Wednesday, May 23, 2007

Conrad in Full Sail

To Edward Garnett
Friday
17 Gillingham St. S. W.

March 8, 1895.

Dear Garnett,

I send you 4 chapters of the Outcast who--as you will perceive--is very much so. More than ever.--Your talk yesterday put so much life into me that I am reluctantly compelled to suspect you of good nature. Do not be offended for I do not mean any harm in charging you with such a bourgeois (or Philistine) failing. Even our friends are not perfect! This world is a dreary place and a prey to minor virtues. A dreary place--unless a fellow is a Willems of some kind and is stuffed full of emotions--without any moral--when he may discover some joviality or other at the bottom of his load of anguish. But that's a lottery; an illegal thing; the invention of the Devil.

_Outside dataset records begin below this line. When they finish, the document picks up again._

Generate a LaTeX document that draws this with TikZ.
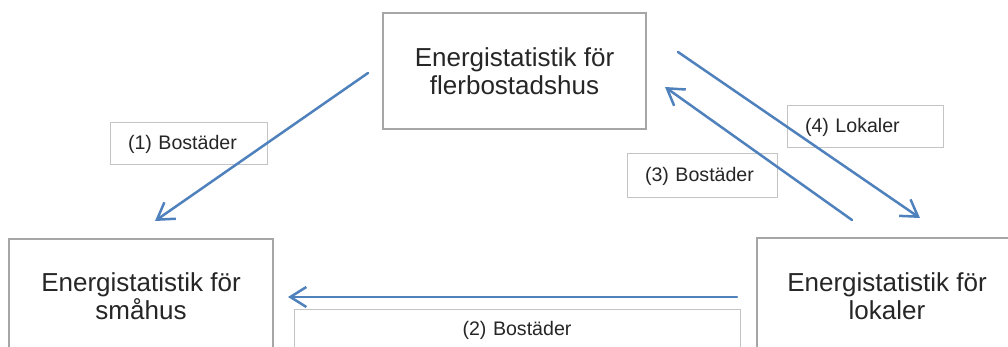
\documentclass[tikz,border=0pt]{standalone}
\usepackage{fontspec}
\setmainfont{Liberation Sans}
\usepackage{xcolor}
\usetikzlibrary{arrows.meta, positioning}
\definecolor{flowblue}{HTML}{4F81BD}
\definecolor{boxgray}{HTML}{A6A6A6}
\definecolor{labelgray}{HTML}{C4C4C4}
\tikzset{statbox/.style = {draw=boxgray, line width=1pt, fill=white, align=center, text=black!85, font=\fontsize{13}{14}\selectfont}}
\tikzset{flowlabel/.style = {draw=labelgray, line width=0.5pt, fill=white, text=black!85, inner xsep=9pt, align=left, font=\fontsize{9.8}{11}\selectfont}}
\tikzset{flow/.style = {flowblue, line width=1.25pt, line cap=round}}
\newcommand{\flowArrow}{{Straight Barb[length=8pt, width=10pt]}}

\begin{document}
\begin{tikzpicture}[x=0.5pt, y=-0.5pt]
	\useasboundingbox (0,0) rectangle (1008,347);

	\node[statbox, minimum width=131.5pt, minimum height=58pt] (flerbo) at (514.5,71) {Energistatistik för\\flerbostadshus};
	\node[statbox, minimum width=132pt, minimum height=57pt] (smahus) at (141,296) {Energistatistik för\\småhus};
	\node[statbox, minimum width=130pt, minimum height=58pt] (lokaler) at (887,296) {Energistatistik för\\lokaler};

	\node[flowlabel, text width=60.5pt, minimum height=21pt] (lab1) at (188.5,144) {(1) Bostäder};
	\node[flowlabel, text width=205pt, minimum height=20pt, align=center] (lab2) at (517,330) {(2) Bostäder};
	\node[flowlabel, text width=57pt, minimum height=22pt] (lab3) at (702,176) {(3) Bostäder};
	\node[flowlabel, text width=60pt, minimum height=21pt] (lab4) at (865,127) {(4) Lokaler};

	\coordinate (b1s) at (368,73);	\coordinate (b1e) at (155,221);
	\coordinate (b2s) at (737,297);	\coordinate (b2e) at (288,297);
	\coordinate (b3s) at (852,220);	\coordinate (b3e) at (665,87);
	\coordinate (l4s) at (678,52);	\coordinate (l4e) at (920,218);

	\draw[flow, -\flowArrow]	(b1s) -- (b1e);
	\draw[flow, -\flowArrow]	(b2s) -- (b2e);
	\draw[flow, -\flowArrow]	(b3s) -- (b3e);
	\draw[flow, -\flowArrow]	(l4s) -- (l4e);
\end{tikzpicture}
\end{document}
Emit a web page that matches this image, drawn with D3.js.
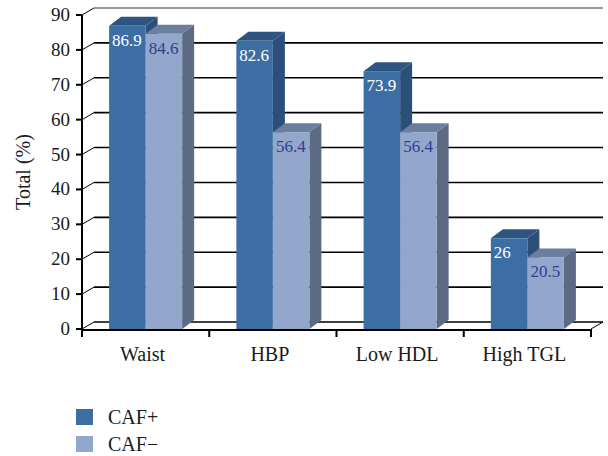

In Chap. XII beginning with the words: "And now they are . . ." are the two pars. in the new style. Please say on the margin what you think. One word will do. I am very much in doubt myself about it; but where is the thing, institution or principle which I do not doubt?!


I shall advise you by autograph of my return from the Continent: because the fashionable intelligence of the Pall Mall neglects me in a most unaccountable way. Till then
Vale.


-from Joseph Conrad: Life and Letters by G. Jean-Aubry (Garden City, New York: Doubleday Page & Co., 1927) Vol. 1, p. 173.